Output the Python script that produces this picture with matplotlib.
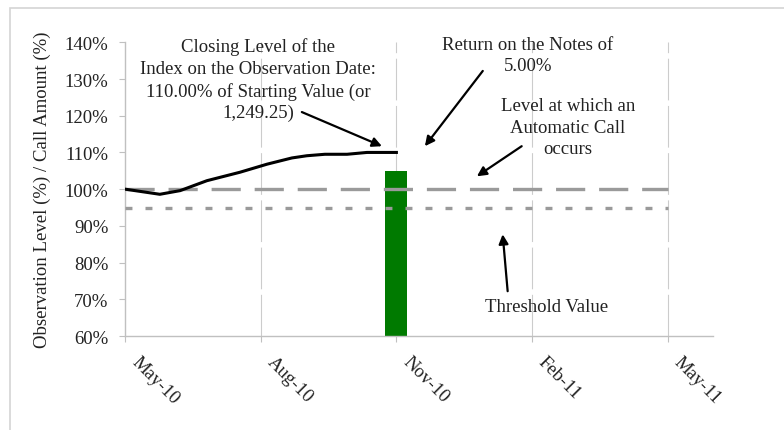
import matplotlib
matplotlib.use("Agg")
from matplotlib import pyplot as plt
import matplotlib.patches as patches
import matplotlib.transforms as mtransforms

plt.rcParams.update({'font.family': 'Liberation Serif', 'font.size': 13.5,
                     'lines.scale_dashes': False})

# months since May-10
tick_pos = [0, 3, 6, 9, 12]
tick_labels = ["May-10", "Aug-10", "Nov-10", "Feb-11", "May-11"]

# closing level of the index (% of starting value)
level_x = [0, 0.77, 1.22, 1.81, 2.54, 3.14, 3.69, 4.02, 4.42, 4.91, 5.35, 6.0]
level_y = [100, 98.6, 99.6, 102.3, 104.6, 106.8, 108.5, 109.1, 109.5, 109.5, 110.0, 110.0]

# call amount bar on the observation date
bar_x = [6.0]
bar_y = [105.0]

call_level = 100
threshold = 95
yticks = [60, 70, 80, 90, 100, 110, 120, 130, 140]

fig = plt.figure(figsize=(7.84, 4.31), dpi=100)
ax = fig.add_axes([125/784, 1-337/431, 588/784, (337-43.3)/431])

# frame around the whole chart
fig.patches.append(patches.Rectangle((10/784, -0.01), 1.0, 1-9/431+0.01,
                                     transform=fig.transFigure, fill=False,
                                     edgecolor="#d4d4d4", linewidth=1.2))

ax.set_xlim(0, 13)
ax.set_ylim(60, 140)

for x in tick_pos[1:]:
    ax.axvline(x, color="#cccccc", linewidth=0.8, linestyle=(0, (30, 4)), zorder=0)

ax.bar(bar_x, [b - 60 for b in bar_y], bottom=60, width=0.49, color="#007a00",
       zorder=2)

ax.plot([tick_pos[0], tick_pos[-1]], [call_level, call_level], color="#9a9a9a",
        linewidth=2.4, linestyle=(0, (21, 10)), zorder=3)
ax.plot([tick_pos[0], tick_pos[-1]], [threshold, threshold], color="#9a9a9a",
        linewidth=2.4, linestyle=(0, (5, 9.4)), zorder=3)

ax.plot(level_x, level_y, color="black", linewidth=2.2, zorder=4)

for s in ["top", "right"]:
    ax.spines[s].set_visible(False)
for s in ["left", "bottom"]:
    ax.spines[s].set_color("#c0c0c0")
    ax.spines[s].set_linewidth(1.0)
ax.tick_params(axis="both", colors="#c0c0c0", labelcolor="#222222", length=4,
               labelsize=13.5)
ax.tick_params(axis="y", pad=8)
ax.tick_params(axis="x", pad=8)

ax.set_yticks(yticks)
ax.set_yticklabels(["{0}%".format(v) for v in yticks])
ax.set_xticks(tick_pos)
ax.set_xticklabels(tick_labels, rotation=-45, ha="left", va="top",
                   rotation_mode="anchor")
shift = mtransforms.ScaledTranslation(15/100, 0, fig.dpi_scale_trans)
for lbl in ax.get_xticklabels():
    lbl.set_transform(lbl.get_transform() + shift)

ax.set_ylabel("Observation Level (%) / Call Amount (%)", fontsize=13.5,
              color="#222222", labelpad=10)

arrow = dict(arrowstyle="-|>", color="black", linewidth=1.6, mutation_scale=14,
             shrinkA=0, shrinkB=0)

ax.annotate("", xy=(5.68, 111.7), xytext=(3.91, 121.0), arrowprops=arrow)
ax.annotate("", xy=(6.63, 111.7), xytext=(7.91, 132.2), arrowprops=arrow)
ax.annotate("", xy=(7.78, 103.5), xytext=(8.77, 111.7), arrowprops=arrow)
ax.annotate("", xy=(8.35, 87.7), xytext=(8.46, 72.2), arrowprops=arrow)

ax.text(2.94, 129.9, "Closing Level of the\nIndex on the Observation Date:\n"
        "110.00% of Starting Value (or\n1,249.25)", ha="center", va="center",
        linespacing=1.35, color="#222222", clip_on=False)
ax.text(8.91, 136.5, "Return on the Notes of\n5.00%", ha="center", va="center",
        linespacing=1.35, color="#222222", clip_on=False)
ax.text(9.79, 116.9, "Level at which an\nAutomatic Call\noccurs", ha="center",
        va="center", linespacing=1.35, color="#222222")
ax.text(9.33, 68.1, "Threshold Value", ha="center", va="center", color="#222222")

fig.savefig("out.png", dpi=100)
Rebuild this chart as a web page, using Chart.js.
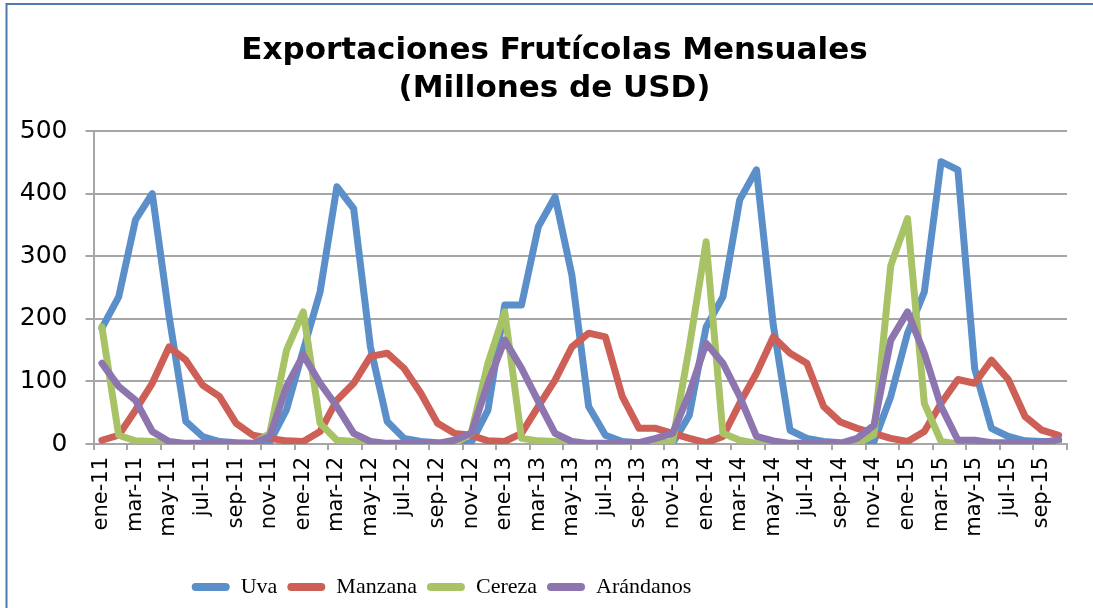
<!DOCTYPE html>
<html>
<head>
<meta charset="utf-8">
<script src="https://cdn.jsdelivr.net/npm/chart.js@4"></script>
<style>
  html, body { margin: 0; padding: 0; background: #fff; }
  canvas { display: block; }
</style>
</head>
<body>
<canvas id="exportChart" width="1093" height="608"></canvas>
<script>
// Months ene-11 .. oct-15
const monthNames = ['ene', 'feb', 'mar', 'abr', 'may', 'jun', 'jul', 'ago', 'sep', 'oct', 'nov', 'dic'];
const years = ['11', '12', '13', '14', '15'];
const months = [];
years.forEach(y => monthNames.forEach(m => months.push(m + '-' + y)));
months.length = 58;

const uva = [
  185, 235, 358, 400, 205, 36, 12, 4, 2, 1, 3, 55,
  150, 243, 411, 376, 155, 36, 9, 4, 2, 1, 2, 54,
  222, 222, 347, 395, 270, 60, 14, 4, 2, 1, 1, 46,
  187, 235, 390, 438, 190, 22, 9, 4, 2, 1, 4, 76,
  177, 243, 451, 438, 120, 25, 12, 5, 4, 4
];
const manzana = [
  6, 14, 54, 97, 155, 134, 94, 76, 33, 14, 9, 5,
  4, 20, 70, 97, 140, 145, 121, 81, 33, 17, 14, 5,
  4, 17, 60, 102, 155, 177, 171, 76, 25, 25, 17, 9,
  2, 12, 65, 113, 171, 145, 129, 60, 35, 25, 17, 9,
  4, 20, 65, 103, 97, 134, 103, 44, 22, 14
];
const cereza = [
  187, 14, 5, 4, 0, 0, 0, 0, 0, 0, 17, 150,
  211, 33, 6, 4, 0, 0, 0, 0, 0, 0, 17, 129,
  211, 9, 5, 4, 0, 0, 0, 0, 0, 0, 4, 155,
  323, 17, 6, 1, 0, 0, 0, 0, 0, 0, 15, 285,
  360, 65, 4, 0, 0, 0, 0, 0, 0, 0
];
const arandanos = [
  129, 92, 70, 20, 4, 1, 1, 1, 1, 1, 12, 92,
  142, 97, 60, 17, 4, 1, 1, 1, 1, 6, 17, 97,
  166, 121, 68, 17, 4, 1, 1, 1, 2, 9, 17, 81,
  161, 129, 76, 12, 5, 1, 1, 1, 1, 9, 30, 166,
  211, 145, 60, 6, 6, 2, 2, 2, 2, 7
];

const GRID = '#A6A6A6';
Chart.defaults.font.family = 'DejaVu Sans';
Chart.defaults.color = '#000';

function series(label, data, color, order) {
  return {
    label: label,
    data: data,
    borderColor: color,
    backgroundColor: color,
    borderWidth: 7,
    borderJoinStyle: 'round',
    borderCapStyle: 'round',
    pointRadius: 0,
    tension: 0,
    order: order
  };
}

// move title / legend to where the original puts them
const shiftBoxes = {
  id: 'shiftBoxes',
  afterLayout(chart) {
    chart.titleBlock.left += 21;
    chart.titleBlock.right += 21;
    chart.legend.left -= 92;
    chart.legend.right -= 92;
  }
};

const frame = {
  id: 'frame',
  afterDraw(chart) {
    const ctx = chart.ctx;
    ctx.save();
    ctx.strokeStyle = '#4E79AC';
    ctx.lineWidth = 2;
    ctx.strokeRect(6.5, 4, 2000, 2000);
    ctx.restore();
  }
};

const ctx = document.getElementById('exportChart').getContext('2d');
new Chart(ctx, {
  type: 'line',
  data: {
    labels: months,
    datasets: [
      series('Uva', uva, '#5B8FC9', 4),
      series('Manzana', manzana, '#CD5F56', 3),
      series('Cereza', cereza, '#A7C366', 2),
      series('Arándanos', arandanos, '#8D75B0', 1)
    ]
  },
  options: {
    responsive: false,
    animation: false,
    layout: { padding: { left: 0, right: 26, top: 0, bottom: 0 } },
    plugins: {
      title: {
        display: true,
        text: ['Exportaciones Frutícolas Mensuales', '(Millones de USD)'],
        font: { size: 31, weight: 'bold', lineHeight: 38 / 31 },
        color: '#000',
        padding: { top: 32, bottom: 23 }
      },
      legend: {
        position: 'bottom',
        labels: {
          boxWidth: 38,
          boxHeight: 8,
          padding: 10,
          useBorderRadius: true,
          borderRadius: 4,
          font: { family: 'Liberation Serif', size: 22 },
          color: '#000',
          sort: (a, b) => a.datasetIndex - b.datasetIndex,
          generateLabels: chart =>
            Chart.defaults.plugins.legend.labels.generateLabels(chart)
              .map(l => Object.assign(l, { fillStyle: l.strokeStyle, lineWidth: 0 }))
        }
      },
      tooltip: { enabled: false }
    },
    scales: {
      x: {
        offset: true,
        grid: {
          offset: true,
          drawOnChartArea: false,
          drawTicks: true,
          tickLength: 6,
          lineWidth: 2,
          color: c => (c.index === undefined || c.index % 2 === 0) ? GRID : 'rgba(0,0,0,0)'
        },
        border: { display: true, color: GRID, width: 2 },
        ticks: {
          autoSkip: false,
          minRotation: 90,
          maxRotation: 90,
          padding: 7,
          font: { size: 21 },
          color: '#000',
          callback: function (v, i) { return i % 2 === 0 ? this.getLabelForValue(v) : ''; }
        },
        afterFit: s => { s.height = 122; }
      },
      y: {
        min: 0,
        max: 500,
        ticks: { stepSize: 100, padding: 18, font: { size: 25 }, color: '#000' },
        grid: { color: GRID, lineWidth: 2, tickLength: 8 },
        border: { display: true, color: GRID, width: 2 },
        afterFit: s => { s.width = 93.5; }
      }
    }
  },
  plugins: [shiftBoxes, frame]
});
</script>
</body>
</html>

Problem requirements. Repeat the records above exactly, from the first line through the line that contains "bar_y = [105.0]", and leave out the pictures.

The output.
Output the Python script that produces this picture with matplotlib.
import matplotlib
matplotlib.use("Agg")
from matplotlib import pyplot as plt
import matplotlib.patches as patches
import matplotlib.transforms as mtransforms

plt.rcParams.update({'font.family': 'Liberation Serif', 'font.size': 13.5,
                     'lines.scale_dashes': False})

# months since May-10
tick_pos = [0, 3, 6, 9, 12]
tick_labels = ["May-10", "Aug-10", "Nov-10", "Feb-11", "May-11"]

# closing level of the index (% of starting value)
level_x = [0, 0.77, 1.22, 1.81, 2.54, 3.14, 3.69, 4.02, 4.42, 4.91, 5.35, 6.0]
level_y = [100, 98.6, 99.6, 102.3, 104.6, 106.8, 108.5, 109.1, 109.5, 109.5, 110.0, 110.0]

# call amount bar on the observation date
bar_x = [6.0]
bar_y = [105.0]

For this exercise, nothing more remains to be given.